### Prompt
Please reproduce exactly the lines between the line holding "What seaborn and" and the line holding "import seaborn as sns", inclusive, leaving out any pictures.

### Charts and diagrams as code
————

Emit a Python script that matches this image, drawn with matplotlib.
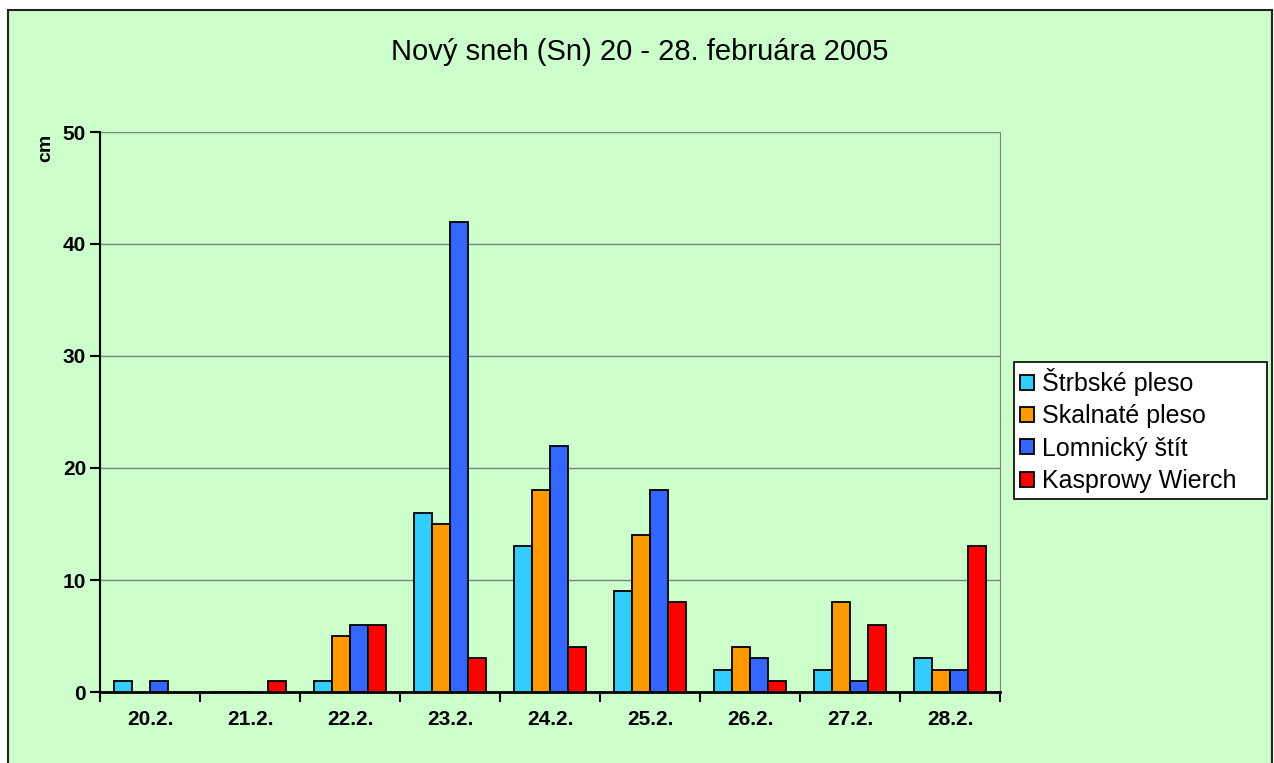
import numpy as np
import matplotlib
matplotlib.use('Agg')
import matplotlib.pyplot as plt
from matplotlib.patches import Rectangle

# data (cm of new snow)
days = ['20.2.', '21.2.', '22.2.', '23.2.', '24.2.', '25.2.', '26.2.', '27.2.', '28.2.']
stations = ['Štrbské pleso', 'Skalnaté pleso', 'Lomnický štít', 'Kasprowy Wierch']
strbske = [1, 0, 1, 16, 13, 9, 2, 2, 3]
skalnate = [np.nan, 0, 5, 15, 18, 14, 4, 8, 2]
lomnicky = [1, np.nan, 6, 42, 22, 18, 3, 1, 2]
kasprowy = [np.nan, 1, 6, 3, 4, 8, 1, 6, 13]
colors = ['#33CCFF', '#FF9900', '#3366FF', '#FF0000']

plt.rcParams['font.family'] = ['Liberation Sans', 'DejaVu Sans']

fig = plt.figure(figsize=(12.74, 7.63), dpi=100)
fig.patch.set_facecolor('white')
W, H = 1274., 763.
# outer chart frame
fig.patches.append(Rectangle((8/W, -0.01), 1264/W, 1 - 10/H + 0.01, transform=fig.transFigure,
                             facecolor='#CCFFCC', edgecolor='#222222', lw=1.5, zorder=-5))

ax = fig.add_axes([100/W, 1 - 692/H, 900/W, 560/H])
ax.set_facecolor('#CCFFCC')

x = np.arange(len(days))
bw = 0.18
series = [strbske, skalnate, lomnicky, kasprowy]
for i, (vals, name, c) in enumerate(zip(series, stations, colors)):
    ax.bar(x + (i - 1.5) * bw, vals, bw, color=c, edgecolor='black', linewidth=1.3,
           label=name, zorder=3)

ax.set_xlim(-0.5, len(days) - 0.5)
ax.set_ylim(0, 50)
ax.set_yticks(np.arange(0, 51, 10))
ax.yaxis.grid(True, color='#808080', linewidth=1, zorder=0)
ax.set_axisbelow(True)

# category separators as major ticks, labels on minor ticks
ax.set_xticks(np.arange(-0.5, len(days), 1))
ax.set_xticklabels([])
ax.set_xticks(x, minor=True)
ax.set_xticklabels(days, minor=True, fontweight='bold', fontsize=15)
ax.tick_params(axis='x', which='major', length=7, width=1.5, direction='out')
ax.tick_params(axis='x', which='minor', length=0, pad=13)
ax.tick_params(axis='y', length=7, width=1.5, direction='out', pad=3)
for lab in ax.get_yticklabels():
    lab.set_fontweight('bold')
    lab.set_fontsize(15)

for s in ['left', 'bottom']:
    ax.spines[s].set_linewidth(1.5)
    ax.spines[s].set_color('black')
ax.spines['bottom'].set_linewidth(2)
ax.spines['top'].set_visible(False)
ax.spines['right'].set_color('#808080')

ax.set_ylabel('cm', fontweight='bold', fontsize=14, labelpad=0)
ax.yaxis.set_label_coords(-46/900, 1 - 16/560)

fig.text(640/W, 1 - 52/H, 'Nový sneh (Sn) 20 - 28. februára 2005', ha='center', va='center',
         fontsize=21)

leg = ax.legend(loc='upper left', bbox_to_anchor=(1014/W, 1 - 499/H, 253/W, 137/H),
                bbox_transform=fig.transFigure, mode='expand', fontsize=18, frameon=True,
                fancybox=False, framealpha=1, handlelength=0.55, handleheight=0.55,
                handletextpad=0.3, labelspacing=0.33, borderpad=0.25, borderaxespad=0)
leg.get_frame().set_edgecolor('black')
leg.get_frame().set_linewidth(1.2)
leg.get_frame().set_facecolor('white')

fig.savefig('out.png', dpi=100)
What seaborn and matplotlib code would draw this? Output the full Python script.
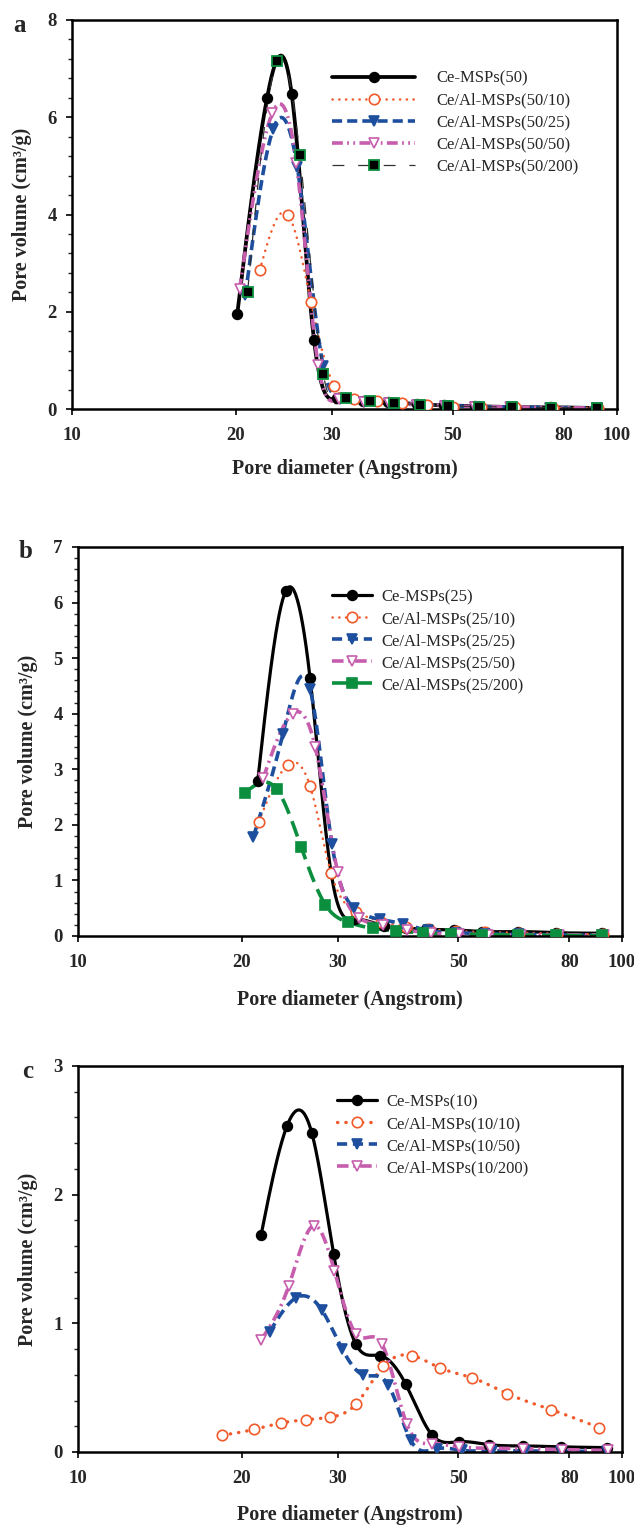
import numpy as np
import pandas as pd
import matplotlib
matplotlib.use("Agg")
import matplotlib.pyplot as plt
from matplotlib.lines import Line2D
from matplotlib.ticker import FixedLocator, MultipleLocator, NullLocator
import seaborn as sns

# --- dane (średnica porów [A], objętość porów [cm3/g]) ---
# panel a
A_CE50_X = [20.1, 22.8, 25.3, 27.8, 30.7, 34.2, 38.0, 42.9, 48.2, 54.8, 63.6, 75.3, 91.8]
A_CE50_Y = [1.95, 6.40, 6.48, 1.42, 0.22, 0.16, 0.14, 0.10, 0.075, 0.06, 0.04, 0.035, 0.02]
A_AL10_X = [22.1, 24.9, 27.45, 30.25, 32.9, 36.3, 40.3, 44.8, 50.1, 56.4, 65.0, 76.4, 92.4]
A_AL10_Y = [2.85, 4.00, 2.20, 0.48, 0.21, 0.16, 0.13, 0.08, 0.05, 0.05, 0.035, 0.03, 0.02]
A_AL25_X = [20.8, 23.4, 25.9, 28.9, 31.0, 34.4, 38.2, 43.0, 48.4, 55.0, 63.8, 75.5, 92.0]
A_AL25_Y = [2.34, 5.76, 4.98, 0.88, 0.20, 0.15, 0.12, 0.09, 0.07, 0.05, 0.04, 0.03, 0.02]
A_AL50_X = [20.3, 23.3, 25.8, 28.3, 30.9, 34.3, 38.1, 42.9, 48.3, 54.9, 63.7, 75.4, 91.9]
A_AL50_Y = [2.46, 6.08, 5.06, 0.90, 0.20, 0.15, 0.12, 0.09, 0.07, 0.05, 0.04, 0.03, 0.02]
A_AL200_X = [21.0, 23.8, 26.2, 28.9, 31.8, 35.2, 39.0, 43.5, 49.0, 55.8, 64.3, 75.7, 91.8]
A_AL200_Y = [2.41, 7.15, 5.22, 0.73, 0.23, 0.17, 0.13, 0.08, 0.06, 0.05, 0.035, 0.03, 0.02]

# panel b
B_CE25_X = [21.4, 24.1, 26.7, 29.2, 32.3, 36.5, 40.0, 43.7, 49.2, 55.4, 64.5, 75.7, 92.0]
B_CE25_Y = [2.79, 6.21, 4.65, 1.13, 0.30, 0.18, 0.14, 0.12, 0.11, 0.08, 0.08, 0.06, 0.05]
B_AL10_X = [21.5, 24.3, 26.7, 29.2, 32.4, 36.0, 40.0, 44.2, 49.6, 56.0, 64.8, 76.0, 92.3]
B_AL10_Y = [2.06, 3.08, 2.70, 1.13, 0.44, 0.26, 0.17, 0.12, 0.09, 0.07, 0.06, 0.04, 0.03]
B_AL25_X = [21.0, 23.8, 26.7, 29.3, 32.2, 35.9, 39.5, 44.0, 49.5, 56.0, 64.8, 76.0, 92.3]
B_AL25_Y = [1.78, 3.63, 4.45, 1.65, 0.50, 0.30, 0.22, 0.10, 0.06, 0.04, 0.03, 0.02, 0.01]
B_AL50_X = [21.9, 24.8, 27.3, 30.0, 32.9, 36.4, 40.2, 44.6, 50.2, 56.6, 65.2, 76.6, 92.7]
B_AL50_Y = [2.84, 4.00, 3.40, 1.16, 0.32, 0.20, 0.11, 0.05, 0.03, 0.025, 0.02, 0.02, 0.02]
B_AL200_X = [20.3, 23.2, 25.7, 28.5, 31.3, 34.8, 38.4, 43.1, 48.5, 55.4, 64.3, 75.6, 92.0]
B_AL200_Y = [2.58, 2.64, 1.61, 0.56, 0.25, 0.14, 0.095, 0.05, 0.036, 0.025, 0.02, 0.01, 0.01]

# panel c
C_CE10_X = [21.7, 24.2, 26.9, 29.5, 32.4, 35.9, 40.0, 44.7, 50.1, 57.0, 65.8, 77.3, 93.8]
C_CE10_Y = [1.685, 2.53, 2.48, 1.54, 0.84, 0.75, 0.53, 0.135, 0.08, 0.057, 0.047, 0.04, 0.034]
C_AL10_X = [18.4, 21.1, 23.6, 26.2, 29.0, 32.4, 36.4, 41.1, 46.3, 53.1, 61.5, 74.0, 90.7]
C_AL10_Y = [0.13, 0.176, 0.225, 0.25, 0.27, 0.37, 0.666, 0.75, 0.653, 0.576, 0.454, 0.33, 0.19]
C_AL50_X = [22.5, 25.2, 28.1, 30.6, 33.4, 37.2, 40.9, 45.7, 50.9, 57.8, 66.2, 77.3, 93.8]
C_AL50_Y = [0.933, 1.20, 1.10, 0.80, 0.60, 0.52, 0.09, 0.026, 0.013, 0.01, 0.008, 0.006, 0.005]
C_AL200_X = [21.7, 24.4, 27.2, 29.6, 32.4, 36.2, 40.2, 44.8, 50.1, 57.2, 65.9, 77.6, 94.1]
C_AL200_Y = [0.87, 1.29, 1.76, 1.41, 0.92, 0.84, 0.22, 0.065, 0.04, 0.03, 0.026, 0.018, 0.013]

X_TICKS = [10, 20, 30, 50, 80, 100]
X_LABEL = "Pore diameter (Angstrom)"
Y_LABEL = "Pore volume (cm³/g)"

RED = "#F15A2B"
BLUE = "#1D4F9E"
PINK = "#C65DAD"
GREEN = "#0B8F3E"

sns.set_theme(style="ticks")
plt.rcParams["font.family"] = ["Liberation Serif", "DejaVu Serif"]


def smooth(xv, yv, n=400):
    # naturalny spline w skali log(x) - jak w SigmaPlot
    t = np.log10(np.asarray(xv, float))
    y = np.asarray(yv, float)
    k = len(t)
    h = np.diff(t)
    A = np.zeros((k, k))
    r = np.zeros(k)
    A[0, 0] = A[-1, -1] = 1
    for i in range(1, k - 1):
        A[i, i - 1] = h[i - 1]
        A[i, i] = 2 * (h[i - 1] + h[i])
        A[i, i + 1] = h[i]
        r[i] = 6 * ((y[i + 1] - y[i]) / h[i] - (y[i] - y[i - 1]) / h[i - 1])
    m = np.linalg.solve(A, r)
    tt = np.linspace(t[0], t[-1], n)
    idx = np.clip(np.searchsorted(t, tt) - 1, 0, k - 2)
    hh = h[idx]
    a = t[idx + 1] - tt
    b = tt - t[idx]
    s = (m[idx] * a ** 3 / (6 * hh) + m[idx + 1] * b ** 3 / (6 * hh)
         + (y[idx] / hh - m[idx] * hh / 6) * a
         + (y[idx + 1] / hh - m[idx + 1] * hh / 6) * b)
    return pd.DataFrame({"d": 10 ** tt, "v": s})


def draw_panel(ax, series, ymax, ymajor, yminor, leg_pos, hlen, hpad, xpad):
    handles = []
    for label, xs, ys, st in series:
        df = smooth(xs, ys)
        sns.lineplot(data=df, x="d", y="v", ax=ax, color=st["color"], lw=st["lw"],
                     linestyle=st["ls"], dash_capstyle=st.get("cap", "butt"),
                     sort=False, estimator=None, legend=False)
        ax.plot(xs, ys, linestyle="none", marker=st["marker"], ms=st["ms"],
                mfc=st["mfc"], mec=st["mec"], mew=st.get("mew", 1.2), zorder=3)
        handles.append(Line2D([], [], color=st["color"], lw=st["lw"], linestyle=st["ls"],
                              dash_capstyle=st.get("cap", "butt"), marker=st["marker"],
                              ms=st["ms"], mfc=st["mfc"], mec=st["mec"],
                              mew=st.get("mew", 1.2), label=label))

    ax.set_xscale("log")
    ax.set_xlim(10, 100)
    ax.set_ylim(0, ymax)
    ax.xaxis.set_major_locator(FixedLocator(X_TICKS))
    ax.xaxis.set_minor_locator(NullLocator())
    ax.set_xticklabels([str(v) for v in X_TICKS])
    ax.yaxis.set_major_locator(MultipleLocator(ymajor))
    ax.yaxis.set_minor_locator(MultipleLocator(yminor))
    ax.set_yticklabels([str(int(v)) for v in ax.get_yticks()])

    for sp in ax.spines.values():
        sp.set_linewidth(1.8)
        sp.set_color("black")
    ax.tick_params(axis="both", which="major", direction="out", length=4, width=1.2,
                   labelsize=13.5, color="black")
    ax.tick_params(axis="y", which="minor", direction="out", length=3, width=1.0)
    ax.tick_params(axis="x", which="major", pad=9)
    ax.tick_params(axis="y", which="major", pad=7)
    for lab in ax.get_xticklabels() + ax.get_yticklabels():
        lab.set_fontweight("bold")

    ax.set_xlabel(X_LABEL, fontsize=14.5, fontweight="bold", labelpad=xpad)
    ax.set_ylabel(Y_LABEL, fontsize=14.5, fontweight="bold")
    ax.yaxis.set_label_coords(-0.074, 0.5)
    ax.grid(False)

    ax.legend(handles=handles, loc="upper left", bbox_to_anchor=leg_pos, frameon=False,
              borderpad=0, borderaxespad=0, handlelength=hlen, handletextpad=hpad,
              labelspacing=0.36, fontsize=12, numpoints=1)
    return ax


W, H = 634, 1529
fig = plt.figure(figsize=(W / 100, H / 100), dpi=100)


def axes_px(left, top, right, bottom):
    return fig.add_axes([left / W, 1 - bottom / H, (right - left) / W, (bottom - top) / H])


# --- panel a ---
ax_a = axes_px(72, 20, 617, 409)
series_a = [
    ("Ce-MSPs(50)", A_CE50_X, A_CE50_Y,
     dict(color="black", lw=2.7, ls="-", marker="o", ms=7, mfc="black", mec="black")),
    ("Ce/Al-MSPs(50/10)", A_AL10_X, A_AL10_Y,
     dict(color=RED, lw=1.8, ls=(0, (0.1, 2.6)), cap="round", marker="o", ms=7.5, mfc="white", mec=RED)),
    ("Ce/Al-MSPs(50/25)", A_AL25_X, A_AL25_Y,
     dict(color=BLUE, lw=2.6, ls=(0, (2.8, 1.4)), marker="v", ms=7.5, mfc=BLUE, mec=BLUE)),
    ("Ce/Al-MSPs(50/50)", A_AL50_X, A_AL50_Y,
     dict(color=PINK, lw=2.6, ls=(0, (3.0, 1.2, 0.5, 1.2, 0.5, 1.2)), marker="v", ms=7.5,
          mfc="white", mec=PINK)),
    ("Ce/Al-MSPs(50/200)", A_AL200_X, A_AL200_Y,
     dict(color="#333333", lw=0.9, ls=(0, (9.5, 11)), marker="s", ms=7, mfc="black", mec=GREEN, mew=1.3)),
]
draw_panel(ax_a, series_a, 8, 2, 0.4, (0.477, 0.87), 5.0, 1.25, 11)

# --- panel b ---
ax_b = axes_px(78, 547, 622, 936)
series_b = [
    ("Ce-MSPs(25)", B_CE25_X, B_CE25_Y,
     dict(color="black", lw=2.3, ls="-", marker="o", ms=7, mfc="black", mec="black")),
    ("Ce/Al-MSPs(25/10)", B_AL10_X, B_AL10_Y,
     dict(color=RED, lw=1.8, ls=(0, (0.1, 2.6)), cap="round", marker="o", ms=7.5, mfc="white", mec=RED)),
    ("Ce/Al-MSPs(25/25)", B_AL25_X, B_AL25_Y,
     dict(color=BLUE, lw=2.6, ls=(0, (2.8, 1.6)), marker="v", ms=7.5, mfc=BLUE, mec=BLUE)),
    ("Ce/Al-MSPs(25/50)", B_AL50_X, B_AL50_Y,
     dict(color=PINK, lw=2.6, ls=(0, (3.2, 1.3, 0.6, 1.3)), marker="v", ms=7.5, mfc="white", mec=PINK)),
    ("Ce/Al-MSPs(25/200)", B_AL200_X, B_AL200_Y,
     dict(color=GREEN, lw=2.6, ls=(0, (4.5, 2.2)), marker="s", ms=7.5, mfc=GREEN, mec=GREEN)),
]
draw_panel(ax_b, series_b, 7, 1, 0.2, (0.467, 0.892), 2.4, 0.55, 14)

# --- panel c ---
ax_c = axes_px(78, 1066, 622, 1452)
series_c = [
    ("Ce-MSPs(10)", C_CE10_X, C_CE10_Y,
     dict(color="black", lw=2.3, ls="-", marker="o", ms=7, mfc="black", mec="black")),
    ("Ce/Al-MSPs(10/10)", C_AL10_X, C_AL10_Y,
     dict(color=RED, lw=2.4, ls=(0, (0.1, 2.4)), cap="round", marker="o", ms=7.5, mfc="white", mec=RED)),
    ("Ce/Al-MSPs(10/50)", C_AL50_X, C_AL50_Y,
     dict(color=BLUE, lw=2.6, ls=(0, (2.8, 1.6)), marker="v", ms=7.5, mfc=BLUE, mec=BLUE)),
    ("Ce/Al-MSPs(10/200)", C_AL200_X, C_AL200_Y,
     dict(color=PINK, lw=2.6, ls=(0, (3.2, 1.3, 0.6, 1.3)), marker="v", ms=7.5, mfc="white", mec=PINK)),
]
draw_panel(ax_c, series_c, 3, 1, 0.2, (0.476, 0.927), 2.4, 0.55, 13)

for letter, (px, py) in zip("abc", [(20, 25), (26, 552), (28, 1071)]):
    fig.text(px / W, 1 - py / H, letter, fontsize=18, fontweight="bold", ha="center", va="center")

fig.savefig("out.png", dpi=100)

————

### Exercise result
What seaborn and matplotlib code would draw this? Output the full Python script.
import numpy as np
import pandas as pd
import matplotlib
matplotlib.use("Agg")
import matplotlib.pyplot as plt
from matplotlib.lines import Line2D
from matplotlib.ticker import FixedLocator, MultipleLocator, NullLocator
import seaborn as sns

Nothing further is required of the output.